◆ **Set task**
Take the material below and retype it in full; pictures are left out.

◆ **Raw data**
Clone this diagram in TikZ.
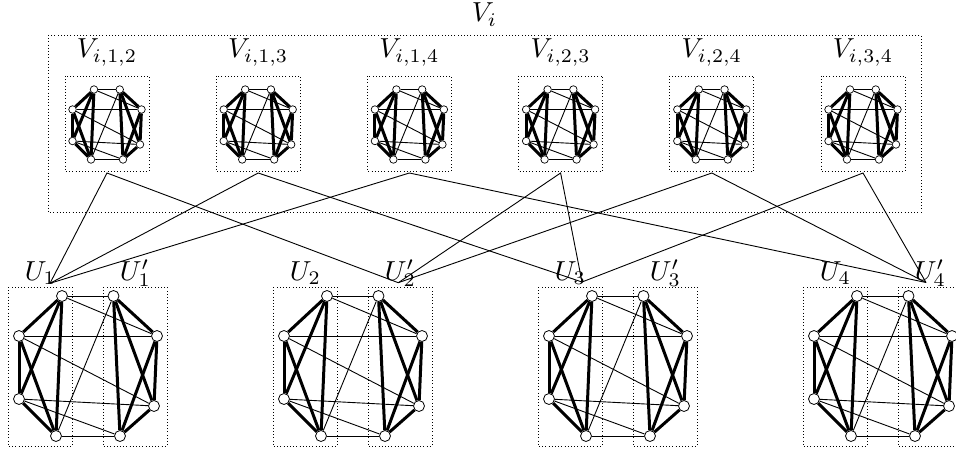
\documentclass[tikz,border=0pt]{standalone}
\usepackage{graphicx}
\newcommand{\biglbl}[1]{\scalebox{2.75}{$#1$}}
\begin{document}
\begin{tikzpicture}[x=1pt,y=-1pt,
  lbl/.style={inner sep=0pt, anchor=base},
  dotbox/.style={draw, line width=0.8pt, dash pattern=on 0.8pt off 2.4pt},
  vbig/.style={circle, draw, fill=white, line width=0.8pt, inner sep=0pt, minimum size=11pt},
  vsmall/.style={circle, draw, fill=white, line width=0.7pt, inner sep=0pt, minimum size=7.5pt},
  thinedge/.style={line width=0.9pt},
  thickedge/.style={line width=3pt},
  link/.style={line width=0.9pt},
  pics/gadget/.style={code={
    \node[#1] (-a1) at (-26,-70) {};
    \node[#1] (-a2) at (-69,-30) {};
    \node[#1] (-a3) at (-69,33) {};
    \node[#1] (-a4) at (-32,70) {};
    \node[#1] (-b1) at (25.5,-70) {};
    \node[#1] (-b2) at (69,-30) {};
    \node[#1] (-b3) at (66,40) {};
    \node[#1] (-b4) at (32,70) {};
    \draw[thinedge] (-a1) -- (-b1);
    \draw[thinedge] (-a1) -- (-b2);
    \draw[thinedge] (-a2) -- (-b2);
    \draw[thinedge] (-a2) -- (-b3);
    \draw[thinedge] (-a3) -- (-b3);
    \draw[thinedge] (-a3) -- (-b4);
    \draw[thinedge] (-a4) -- (-b4);
    \draw[thinedge] (-a4) -- (-b1);
    \draw[thickedge] (-a1) -- (-a2);
    \draw[thickedge] (-a1) -- (-a3);
    \draw[thickedge] (-a1) -- (-a4);
    \draw[thickedge] (-a2) -- (-a3);
    \draw[thickedge] (-a2) -- (-a4);
    \draw[thickedge] (-a3) -- (-a4);
    \draw[thickedge] (-b1) -- (-b2);
    \draw[thickedge] (-b1) -- (-b3);
    \draw[thickedge] (-b1) -- (-b4);
    \draw[thickedge] (-b2) -- (-b3);
    \draw[thickedge] (-b2) -- (-b4);
    \draw[thickedge] (-b3) -- (-b4);
  }}
]
\useasboundingbox (0,0) rectangle (956,452);

% outer box V_i
\draw[dotbox] (48,35) rectangle (921,212);
\node[lbl] (vi) at (484.5,22) {\biglbl{V_i}};

% small gadgets
\foreach \n/\ab/\cx in {1/{1,2}/107, 2/{1,3}/258.2, 3/{1,4}/409.4, 4/{2,3}/560.6, 5/{2,4}/711.8, 6/{3,4}/863}{
  \draw[dotbox] (\cx-42,76) rectangle (\cx+42,171);
  \node[lbl] (vl\n) at (\cx,58) {\biglbl{V_{i,\ab}}};
  \pic[scale=0.5] (s\n) at (\cx,124.5) {gadget=vsmall};
  \coordinate (t\n) at (\cx,173);
}

% big gadgets
\foreach \k/\cx in {1/88, 2/353, 3/618, 4/883}{
  \draw[dotbox] (\cx-80,287) rectangle (\cx-16,446);
  \draw[dotbox] (\cx+15,287) rectangle (\cx+79,446);
  \node[lbl] (lu\k) at (\cx-47.5,280) {\biglbl{U_{\k}}};
  \node[lbl] (lup\k) at (\cx+47.5,280) {\biglbl{U'_{\k}}};
  \pic (g\k) at (\cx,366) {gadget=vbig};
}

% connection points
\coordinate (p1) at (50,283.3);
\coordinate (p2) at (398.3,282.7);
\coordinate (p3) at (582,282);
\coordinate (p4) at (926,282.5);

\draw[link] (p1) -- (t1) -- (p2);
\draw[link] (p1) -- (t2) -- (p3);
\draw[link] (p1) -- (t3) -- (p4);
\draw[link] (p2) -- (t4) -- (p3);
\draw[link] (p2) -- (t5) -- (p4);
\draw[link] (p3) -- (t6) -- (p4);
\end{tikzpicture}
\end{document}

◆ **The result**
Clone this diagram in TikZ.
\documentclass[tikz,border=0pt]{standalone}
\usepackage{graphicx}
\newcommand{\biglbl}[1]{\scalebox{2.75}{$#1$}}
\begin{document}
\begin{tikzpicture}[x=1pt,y=-1pt,
  lbl/.style={inner sep=0pt, anchor=base},
  dotbox/.style={draw, line width=0.8pt, dash pattern=on 0.8pt off 2.4pt},
  vbig/.style={circle, draw, fill=white, line width=0.8pt, inner sep=0pt, minimum size=11pt},
  vsmall/.style={circle, draw, fill=white, line width=0.7pt, inner sep=0pt, minimum size=7.5pt},
  thinedge/.style={line width=0.9pt},
  thickedge/.style={line width=3pt},
  link/.style={line width=0.9pt},
  pics/gadget/.style={code={
    \node[#1] (-a1) at (-26,-70) {};
    \node[#1] (-a2) at (-69,-30) {};
    \node[#1] (-a3) at (-69,33) {};
    \node[#1] (-a4) at (-32,70) {};
    \node[#1] (-b1) at (25.5,-70) {};
    \node[#1] (-b2) at (69,-30) {};
    \node[#1] (-b3) at (66,40) {};
    \node[#1] (-b4) at (32,70) {};
    \draw[thinedge] (-a1) -- (-b1);
    \draw[thinedge] (-a1) -- (-b2);
    \draw[thinedge] (-a2) -- (-b2);
    \draw[thinedge] (-a2) -- (-b3);
    \draw[thinedge] (-a3) -- (-b3);
    \draw[thinedge] (-a3) -- (-b4);
    \draw[thinedge] (-a4) -- (-b4);
    \draw[thinedge] (-a4) -- (-b1);
    \draw[thickedge] (-a1) -- (-a2);
    \draw[thickedge] (-a1) -- (-a3);
    \draw[thickedge] (-a1) -- (-a4);
    \draw[thickedge] (-a2) -- (-a3);
    \draw[thickedge] (-a2) -- (-a4);
    \draw[thickedge] (-a3) -- (-a4);
    \draw[thickedge] (-b1) -- (-b2);
    \draw[thickedge] (-b1) -- (-b3);
    \draw[thickedge] (-b1) -- (-b4);
    \draw[thickedge] (-b2) -- (-b3);
    \draw[thickedge] (-b2) -- (-b4);
    \draw[thickedge] (-b3) -- (-b4);
  }}
]
\useasboundingbox (0,0) rectangle (956,452);

% outer box V_i
\draw[dotbox] (48,35) rectangle (921,212);
\node[lbl] (vi) at (484.5,22) {\biglbl{V_i}};

% small gadgets
\foreach \n/\ab/\cx in {1/{1,2}/107, 2/{1,3}/258.2, 3/{1,4}/409.4, 4/{2,3}/560.6, 5/{2,4}/711.8, 6/{3,4}/863}{
  \draw[dotbox] (\cx-42,76) rectangle (\cx+42,171);
  \node[lbl] (vl\n) at (\cx,58) {\biglbl{V_{i,\ab}}};
  \pic[scale=0.5] (s\n) at (\cx,124.5) {gadget=vsmall};
  \coordinate (t\n) at (\cx,173);
}

% big gadgets
\foreach \k/\cx in {1/88, 2/353, 3/618, 4/883}{
  \draw[dotbox] (\cx-80,287) rectangle (\cx-16,446);
  \draw[dotbox] (\cx+15,287) rectangle (\cx+79,446);
  \node[lbl] (lu\k) at (\cx-47.5,280) {\biglbl{U_{\k}}};
  \node[lbl] (lup\k) at (\cx+47.5,280) {\biglbl{U'_{\k}}};
  \pic (g\k) at (\cx,366) {gadget=vbig};
}

% connection points
\coordinate (p1) at (50,283.3);
\coordinate (p2) at (398.3,282.7);
\coordinate (p3) at (582,282);
\coordinate (p4) at (926,282.5);

\draw[link] (p1) -- (t1) -- (p2);
\draw[link] (p1) -- (t2) -- (p3);
\draw[link] (p1) -- (t3) -- (p4);
\draw[link] (p2) -- (t4) -- (p3);
\draw[link] (p2) -- (t5) -- (p4);
\draw[link] (p3) -- (t6) -- (p4);
\end{tikzpicture}
\end{document}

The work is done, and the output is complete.